— OBJECTIVE —
Locate each line in the records containing "with". Copy it.

— DATA EXTRACT —
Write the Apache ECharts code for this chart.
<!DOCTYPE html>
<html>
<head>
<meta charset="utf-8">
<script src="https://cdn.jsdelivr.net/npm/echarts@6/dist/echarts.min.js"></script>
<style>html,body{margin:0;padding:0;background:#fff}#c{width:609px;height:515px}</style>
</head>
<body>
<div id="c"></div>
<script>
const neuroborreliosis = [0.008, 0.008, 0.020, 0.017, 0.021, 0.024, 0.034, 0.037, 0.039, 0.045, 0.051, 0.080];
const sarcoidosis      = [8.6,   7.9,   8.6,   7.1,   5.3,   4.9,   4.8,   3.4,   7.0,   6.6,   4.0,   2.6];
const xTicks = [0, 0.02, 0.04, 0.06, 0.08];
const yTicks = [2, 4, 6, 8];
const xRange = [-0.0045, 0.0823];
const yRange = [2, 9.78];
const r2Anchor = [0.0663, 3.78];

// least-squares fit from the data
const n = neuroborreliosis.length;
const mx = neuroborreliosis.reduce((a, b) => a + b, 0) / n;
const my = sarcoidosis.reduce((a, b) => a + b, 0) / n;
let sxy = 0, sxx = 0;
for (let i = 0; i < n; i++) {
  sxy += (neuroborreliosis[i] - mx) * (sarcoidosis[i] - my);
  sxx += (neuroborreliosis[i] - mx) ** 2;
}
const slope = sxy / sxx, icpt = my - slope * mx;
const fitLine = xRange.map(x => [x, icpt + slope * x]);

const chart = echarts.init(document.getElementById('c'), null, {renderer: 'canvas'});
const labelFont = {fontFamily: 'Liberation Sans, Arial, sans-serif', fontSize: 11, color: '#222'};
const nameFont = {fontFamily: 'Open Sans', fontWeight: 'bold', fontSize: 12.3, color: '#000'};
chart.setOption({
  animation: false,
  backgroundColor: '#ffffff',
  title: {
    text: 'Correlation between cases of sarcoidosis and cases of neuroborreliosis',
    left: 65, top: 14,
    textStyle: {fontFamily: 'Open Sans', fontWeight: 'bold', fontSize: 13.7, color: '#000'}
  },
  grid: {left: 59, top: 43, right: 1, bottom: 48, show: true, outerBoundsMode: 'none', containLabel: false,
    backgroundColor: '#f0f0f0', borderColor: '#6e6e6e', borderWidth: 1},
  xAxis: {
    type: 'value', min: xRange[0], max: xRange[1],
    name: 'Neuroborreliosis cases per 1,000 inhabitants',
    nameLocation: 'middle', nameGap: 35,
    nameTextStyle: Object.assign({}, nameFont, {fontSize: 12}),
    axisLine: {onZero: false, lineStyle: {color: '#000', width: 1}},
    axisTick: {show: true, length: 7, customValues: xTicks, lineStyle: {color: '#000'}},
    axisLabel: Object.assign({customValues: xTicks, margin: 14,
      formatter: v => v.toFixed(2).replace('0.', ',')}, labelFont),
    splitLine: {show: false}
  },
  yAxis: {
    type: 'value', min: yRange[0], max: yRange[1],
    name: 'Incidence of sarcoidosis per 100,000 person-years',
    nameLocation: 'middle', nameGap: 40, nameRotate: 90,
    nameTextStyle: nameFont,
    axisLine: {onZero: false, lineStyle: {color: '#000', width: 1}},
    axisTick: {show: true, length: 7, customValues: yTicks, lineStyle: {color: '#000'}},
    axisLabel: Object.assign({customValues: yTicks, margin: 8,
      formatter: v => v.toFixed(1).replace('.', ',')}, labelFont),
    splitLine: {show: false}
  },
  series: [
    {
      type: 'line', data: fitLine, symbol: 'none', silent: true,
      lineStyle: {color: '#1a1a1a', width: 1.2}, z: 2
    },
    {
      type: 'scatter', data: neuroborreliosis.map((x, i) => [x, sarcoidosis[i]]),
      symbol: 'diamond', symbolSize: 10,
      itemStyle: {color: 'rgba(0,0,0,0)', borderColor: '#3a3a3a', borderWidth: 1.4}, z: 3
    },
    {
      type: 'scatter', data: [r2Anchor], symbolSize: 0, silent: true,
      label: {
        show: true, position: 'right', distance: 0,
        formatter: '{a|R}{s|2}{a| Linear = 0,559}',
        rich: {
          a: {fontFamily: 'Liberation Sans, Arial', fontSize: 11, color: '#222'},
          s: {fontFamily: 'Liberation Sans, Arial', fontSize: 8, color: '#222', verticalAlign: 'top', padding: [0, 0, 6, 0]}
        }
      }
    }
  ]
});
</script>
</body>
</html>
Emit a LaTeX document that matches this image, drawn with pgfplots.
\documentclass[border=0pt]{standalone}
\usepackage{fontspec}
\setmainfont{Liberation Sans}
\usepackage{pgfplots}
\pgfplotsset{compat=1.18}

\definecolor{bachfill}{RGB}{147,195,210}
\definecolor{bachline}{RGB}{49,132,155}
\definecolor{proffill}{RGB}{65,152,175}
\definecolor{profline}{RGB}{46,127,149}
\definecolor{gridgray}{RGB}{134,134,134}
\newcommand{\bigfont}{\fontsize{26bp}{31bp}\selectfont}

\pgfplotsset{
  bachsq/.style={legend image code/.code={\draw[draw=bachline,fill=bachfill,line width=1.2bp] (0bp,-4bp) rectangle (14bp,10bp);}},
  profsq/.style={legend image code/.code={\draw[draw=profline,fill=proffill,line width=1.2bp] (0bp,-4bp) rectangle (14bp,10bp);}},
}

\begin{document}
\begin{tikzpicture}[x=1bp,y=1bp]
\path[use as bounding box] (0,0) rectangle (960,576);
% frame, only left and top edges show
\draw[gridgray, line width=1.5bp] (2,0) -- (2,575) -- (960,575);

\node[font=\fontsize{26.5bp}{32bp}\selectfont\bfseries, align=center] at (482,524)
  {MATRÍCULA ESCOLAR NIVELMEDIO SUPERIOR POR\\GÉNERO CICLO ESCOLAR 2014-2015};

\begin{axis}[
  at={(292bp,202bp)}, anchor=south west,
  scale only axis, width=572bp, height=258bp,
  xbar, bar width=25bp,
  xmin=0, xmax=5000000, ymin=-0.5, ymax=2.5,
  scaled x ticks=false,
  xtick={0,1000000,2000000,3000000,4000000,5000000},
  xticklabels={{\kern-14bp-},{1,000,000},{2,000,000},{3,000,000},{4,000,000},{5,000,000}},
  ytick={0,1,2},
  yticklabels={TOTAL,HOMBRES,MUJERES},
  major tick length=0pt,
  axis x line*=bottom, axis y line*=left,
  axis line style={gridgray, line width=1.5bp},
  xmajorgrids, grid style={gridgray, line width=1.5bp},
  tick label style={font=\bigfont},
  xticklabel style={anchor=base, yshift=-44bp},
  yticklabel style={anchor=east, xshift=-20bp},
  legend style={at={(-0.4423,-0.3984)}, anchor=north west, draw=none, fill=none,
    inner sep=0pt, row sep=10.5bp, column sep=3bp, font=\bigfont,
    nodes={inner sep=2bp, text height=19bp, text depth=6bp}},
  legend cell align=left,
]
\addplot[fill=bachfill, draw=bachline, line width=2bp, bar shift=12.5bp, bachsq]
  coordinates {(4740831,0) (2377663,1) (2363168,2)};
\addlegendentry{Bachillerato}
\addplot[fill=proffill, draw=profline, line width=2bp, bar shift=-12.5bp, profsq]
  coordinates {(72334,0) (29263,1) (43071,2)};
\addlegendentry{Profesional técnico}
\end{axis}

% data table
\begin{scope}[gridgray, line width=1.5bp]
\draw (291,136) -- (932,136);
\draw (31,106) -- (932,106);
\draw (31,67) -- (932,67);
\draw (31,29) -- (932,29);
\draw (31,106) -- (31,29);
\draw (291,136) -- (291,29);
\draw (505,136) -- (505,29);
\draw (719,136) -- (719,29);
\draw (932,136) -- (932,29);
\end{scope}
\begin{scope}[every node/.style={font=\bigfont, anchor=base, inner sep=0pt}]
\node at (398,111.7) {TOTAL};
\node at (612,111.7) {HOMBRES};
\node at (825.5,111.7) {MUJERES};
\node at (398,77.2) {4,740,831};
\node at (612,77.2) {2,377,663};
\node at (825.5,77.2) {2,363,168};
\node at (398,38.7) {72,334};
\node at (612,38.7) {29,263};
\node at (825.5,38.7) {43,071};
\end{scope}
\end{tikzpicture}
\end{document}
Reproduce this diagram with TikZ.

— SOLUTION FOR THIS EXERCISE —
Emit a LaTeX document that matches this image, drawn with pgfplots.
Reproduce this diagram with TikZ.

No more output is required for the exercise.